Sunday, 6 February 2011

Black Swan reviewed

Well, Black Swan, yes... Impressive, but if you are expecting to see a film about ballet, then this is not for you. Ballet dancers have decried this film as not portraying the life of dancers as they really are, of having every cliché possible about dance in it. Natalie Portmann has been said to be a passable dancer, but incapable of dancing like a professional (well, she is not a professional ballet dancer!), and of even having the wrong bottom shape. I do agree with that last statement, she does not have a dancer’s body.

None of this does matter very much as Black Swan is not a documentary about ballet.

Obsession is the subject here, the obsession to reach perfection. Umberto Eco said that, referring to writers, the author should die after the work has been produced, as they will get in the way of its reading. In this sense, what is proposed here is the opposite of the celebrity culture, where the work itself is superfluous.

This is also a story about the tortuous relationship between two strong creative characters, those of Nina and the company’s artistic director, Thomas Leroy (Vincent Cassel); although Leroy is in a position of power, and he uses it. He wants the ballet to be as he has seen it in his artistic vision, pushing his dancers in that direction. The effort, the tension, is, at moments, unbearable.

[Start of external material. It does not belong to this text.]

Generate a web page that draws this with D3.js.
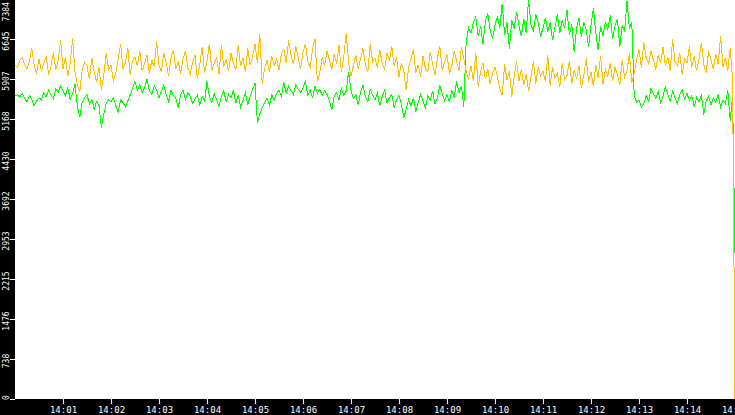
<!DOCTYPE html>
<html>
<head>
<meta charset="utf-8">
<script src="https://cdn.jsdelivr.net/npm/d3@7/dist/d3.min.js"></script>
<style>
  html, body { margin: 0; padding: 0; background: #000; }
  svg { display: block; }
</style>
</head>
<body>
<svg id="chart" width="735" height="415"></svg>
<script>
// ---- data ----
const startTime = "14:00:00";
const endTime = "14:15:00";
const stepSeconds = 3;

const seriesNames = ["green", "orange"];

const orangeValues = [
  6160, 6120, 6250, 6300, 6180, 6090, 6230, 6480, 6150, 6010,
  6280, 6050, 6190, 6330, 5990, 6140, 6400, 6080, 6250, 6620,
  6100, 6310, 5970, 6180, 6660, 6040, 5800, 5670, 6090, 6220,
  6150, 5900, 6300, 6040, 5850, 6120, 5710, 5980, 6390, 6080,
  6170, 5860, 6020, 6280, 6550, 6100, 6210, 6480, 5990, 6250,
  6310, 6140, 6420, 6050, 6200, 6350, 6000, 6260, 6130, 6600,
  6170, 6040, 6380, 6210, 5960, 6300, 6450, 6090, 6230, 6010,
  6270, 6430, 6110, 5990, 6220, 6350, 5900, 6180, 6500, 6020,
  6240, 6560, 6070, 6190, 6310, 6000, 6540, 6130, 6260, 6050,
  6380, 6200, 6080, 6530, 6150, 6290, 6030, 6470, 6170, 6320,
  6560, 6210, 6740, 5820, 6100, 6250, 6040, 6330, 6150, 6280,
  6070, 6390, 6460, 6200, 6620, 6350, 6180, 6510, 6290, 6090,
  6400, 6560, 6230, 6120, 6470, 6650, 5850, 6020, 6310, 6150,
  6420, 6260, 6080, 6370, 6190, 6530, 6040, 6320, 6760, 6210,
  5960, 6150, 6350, 6090, 6280, 6470, 6170, 6030, 6560, 6230,
  6300, 6120, 6450, 6200, 6080, 6380, 6250, 6510, 6140, 6310,
  5940, 6200, 6060, 5700, 6120, 6280, 6460, 6020, 6170, 5950,
  6330, 6100, 6040, 6410, 6190, 5980, 6280, 6520, 6070, 6220,
  6360, 6010, 6150, 6430, 6240, 6060, 6490, 6280, 6050, 5920,
  6150, 5870, 6380, 5760, 6040, 6210, 5900, 6090, 5810, 6020,
  6120, 5950, 5730, 5610, 6180, 5890, 6050, 5580, 5960, 6230,
  5870, 6090, 5790, 6000, 5680, 5940, 6240, 5820, 6120, 5960,
  6050, 5850, 6350, 5780, 6130, 5920, 6010, 5760, 6200, 5890,
  5970, 6240, 5820, 6080, 5910, 6150, 5740, 5980, 6290, 5860,
  6040, 5780, 6170, 5930, 6330, 5820, 6080, 5960, 6210, 5870,
  6120, 5990, 5800, 6260, 5940, 6050, 6390, 5830, 6010, 6270,
  6450, 6120, 6580, 6300, 6190, 6420, 6260, 6080, 6350, 6200,
  6500, 6140, 6310, 6060, 6640, 6230, 6150, 6380, 5990, 6280,
  6200, 6510, 6120, 6330, 6050, 6270, 6590, 6170, 6020, 6420,
  6260, 6090, 6370, 6180, 6700, 6130, 6300, 6050, 6480, 5900,
  0
];

const greenValues = [
  5590, 5620, 5570, 5640, 5550, 5480, 5600, 5530, 5410, 5500,
  5560, 5520, 5650, 5580, 5700, 5610, 5540, 5720, 5660, 5780,
  5690, 5600, 5750, 5530, 5640, 5810, 5390, 5210, 5480, 5560,
  5620, 5450, 5530, 5350, 5490, 5420, 5010, 5260, 5460, 5530,
  5480, 5560, 5410, 5300, 5520, 5470, 5390, 5500, 5610, 5740,
  5860, 5700, 5810, 5650, 5760, 5900, 5690, 5620, 5780, 5710,
  5550, 5680, 5800, 5620, 5490, 5710, 5600, 5560, 5370, 5620,
  5700, 5520, 5650, 5590, 5460, 5540, 5610, 5430, 5580, 5500,
  5860, 5580, 5470, 5640, 5520, 5400, 5590, 5690, 5480, 5630,
  5550, 5700, 5460, 5610, 5390, 5520, 5650, 5440, 5580, 5720,
  5830, 5100, 5260, 5380, 5470, 5550, 5420, 5610, 5520, 5640,
  5700, 5590, 5850, 5650, 5780, 5690, 5620, 5800, 5720, 5660,
  5740, 5860, 5610, 5700, 5550, 5780, 5650, 5720, 5600, 5690,
  5620, 5500, 5340, 5590, 5660, 5520, 5730, 5610, 5680, 6040,
  5700, 5550, 5620, 5430, 5660, 5800, 5580, 5490, 5720, 5610,
  5520, 5650, 5410, 5580, 5700, 5470, 5560, 5620, 5380, 5530,
  5600, 5440, 5190, 5350, 5520, 5410, 5560, 5300, 5470, 5620,
  5500, 5380, 5600, 5520, 5680, 5450, 5560, 5790, 5640, 5500,
  5620, 5480, 5700, 5560, 5860, 5650, 5780, 5400, 6600, 6850,
  6750, 6950, 7050, 6700, 6880, 6550, 6980, 7120, 6800, 6650,
  6900, 7060, 6850, 7300, 6720, 6950, 6470, 7000, 6830, 7150,
  6880, 6700, 7020, 6760, 7384, 6900, 6800, 7100, 6950, 6690,
  6850, 7040, 6780, 6950, 6620, 6870, 7100, 6760, 6990, 6850,
  7180, 6720, 6920, 6400, 6850, 7030, 6680, 6950, 6820, 6500,
  6900, 7220, 6760, 6440, 6880, 6700, 6960, 6820, 7080, 6650,
  6880, 7020, 6500, 6900, 6780, 7350, 6850, 6950, 5600, 5480,
  5520, 5390, 5450, 5600, 5500, 5730, 5640, 5550, 5680, 5470,
  5590, 5760, 5620, 5500, 5680, 5560, 5450, 5620, 5700, 5540,
  5640, 5510, 5600, 5390, 5570, 5480, 5620, 5250, 5500, 5590,
  5430, 5560, 5480, 5620, 5380, 5510, 5450, 5700, 5140, 5600,
  2700
];

const yMax = 7384;
const yTickLabels = ["0", "738", "1476", "2215", "2953", "3692", "4430", "5168", "5907", "6645", "7384"];
const xTickFormat = "%H:%M";

const colors = { green: "#00ff00", orange: "#ffc000" };

// ---- layout ----
const W = 735, H = 415;
const plotLeft = 15, plotBottom = 399, plotTop = -1, plotRight = 735;

const parse = d3.timeParse("%H:%M:%S");
const t0 = parse(startTime), t1 = parse(endTime);
const times = greenValues.map((_, i) => new Date(t0.getTime() + i * stepSeconds * 1000));

const x = d3.scaleTime().domain([t0, t1]).range([plotLeft, plotRight]);
const y = d3.scaleLinear().domain([0, yMax]).range([plotBottom, plotTop]);

const svg = d3.select("#chart");
svg.append("rect").attr("x", 0).attr("y", 0).attr("width", W).attr("height", H).attr("fill", "#000");
svg.append("rect").attr("x", plotLeft).attr("y", 0).attr("width", plotRight - plotLeft).attr("height", plotBottom).attr("fill", "#fff");

const line = d3.line().x((d, i) => x(times[i])).y(d => y(d));

const dataBySeries = { green: greenValues, orange: orangeValues };
seriesNames.forEach(name => {
  svg.append("path")
    .datum(dataBySeries[name])
    .attr("d", line)
    .attr("fill", "none")
    .attr("stroke", colors[name])
    .attr("stroke-width", 1)
    .attr("shape-rendering", "crispEdges");
});

// x axis
const xAxis = d3.axisBottom(x)
  .ticks(d3.timeMinute.every(1))
  .tickFormat(d3.timeFormat(xTickFormat))
  .tickSize(5)
  .tickSizeOuter(0);
const gx = svg.append("g").attr("transform", `translate(0,${plotBottom})`).call(xAxis);
gx.select(".domain").remove();
gx.selectAll(".tick").filter(d => +d === +t0).remove();
gx.selectAll(".tick line").attr("stroke", "#fff").attr("shape-rendering", "crispEdges");
gx.selectAll(".tick text")
  .attr("fill", "#fff")
  .attr("font-family", "DejaVu Sans Mono")
  .attr("font-size", 9)
  .attr("dy", null)
  .attr("y", 14);

// y axis
const yTickValues = yTickLabels.map((_, i) => yMax * i / (yTickLabels.length - 1));
const gy = svg.append("g");
yTickValues.forEach((v, i) => {
  const yy = Math.round(y(v));
  gy.append("line")
    .attr("x1", 10).attr("x2", plotLeft)
    .attr("y1", yy + 0.5).attr("y2", yy + 0.5)
    .attr("stroke", "#fff")
    .attr("shape-rendering", "crispEdges");
  let anchor = "middle", ty = yy + 2;
  if (i === 0) { anchor = "start"; ty = 400; }
  if (i === yTickValues.length - 1) { anchor = "end"; ty = 2; }
  gy.append("text")
    .attr("transform", `translate(9,${ty}) rotate(-90) scale(0.9,1)`)
    .attr("text-anchor", anchor)
    .attr("fill", "#fff")
    .attr("font-family", "DejaVu Sans Mono")
    .attr("font-size", 9)
    .text(yTickLabels[i]);
});
</script>
</body>
</html>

Nina Sayers (Natalie Portman) is a young ballerina who aspires to dance both the White and the Black Swan in a new production of Tchaikovsky’s Swan Lake, a very demanding task. Nina’s baggage is her temperamental and possesive mother, a failed dancer who claims she gave up her career when her daughter was born. Psychological blackmail is in action here. Nina must have the career she did not have. Yet, on the other hand, she is somewhat jealous of her daughter’s success, althoug she does not recognize it. She sees herself within her daughter’s body.

Nina, in her early twenties, is still treated as if she were a 12 year old child, as she screams to her mother in one key scene. Her bedroom is a testimony of the way she has been raised: all pink, teddy bears and dolls all over the place, a music box that her mother set it off to put her to sleep every night. Nina feels oppressed at home, with kindness at times, perhaps, but still oppressed.

During the long hours spent in the rehearsals, she tries hard, too hard, to meet Leroy’s expectations. Nina’s mind resents the tension produced by those two. Her body too, bloody rashes appear all over her body as a result of the stress she is under. Finally, she is given both the roles of the White and the Black Swan to dance, yet she has to fight to keep them, especially the darker one. Her mother’s possessive and controlling attitude has inhibited Nina, she is technically good, but she is not letting it go, emotionally. If she does not do it, her character will fail to enthral the demanding New York audience, her ultimate, and final, reward. The Black Swan is what it is: dark. Can she do it? Can she extract from herself the dark side of her personality? The prize is high, but the price to be paid to reach it is also high.

The competition is fierce, she has to be on her toes all the time. Every single member of the company would like to be on her shoes. A night out with another dancer, Lily, just before the opening night of the ballet, whom she suspects is trying to steal her Black Swan role, ends with her in a very confused state of mind, where reality and her paranoid fears mix. She cannot any longer distinguish between them. The following morning, escaping from her mother’s clutches, who attempts to imprison her as she is concerned about the state of her mind, Nina reaches the theatre where she magnificently dances the White and the Black Swan to the rapturous applause of the audience and that of Thomas Leroy... a performance that no one will forget.

Natalie Portman performs a dramatic feast, requiring extraordinary psychological depth and skills, in characterizing both faces of the swan, although I thought at some points her performance was somewhat overwrought. Strong acting, with a big A, it has been said. That A, does is stand for Acting, or for American? Vincent Cassel portrays the arrogant and obsessive character of Thomas Leroy, whilst Mila Kunis excels in her interpretation of the free spirited Lily.

The mostly hand held camera work and the cinematography strongly convey that sense of uneasiness, of imprisonment, of claustrophobic paranoia, of her inability to see the world beyond the walls of the theatre, of her apartment, of her mind. We hardly see any open space throughout the film and, when we do, it is in a contrived street or subway station setting, trains and cars all the time running, running, running...

If you want to see a film about ballet, probably the Black Swan is not for you. There is ballet, and Tchaikovsky’s score is cleverly used to highlight the key dramatic scenes in the film. Black Swan is an intensely gripping psychological thriller which will keep you captivated until the end... an exploration of a mind’s desire to capture perfection, self-destruction being the price paid.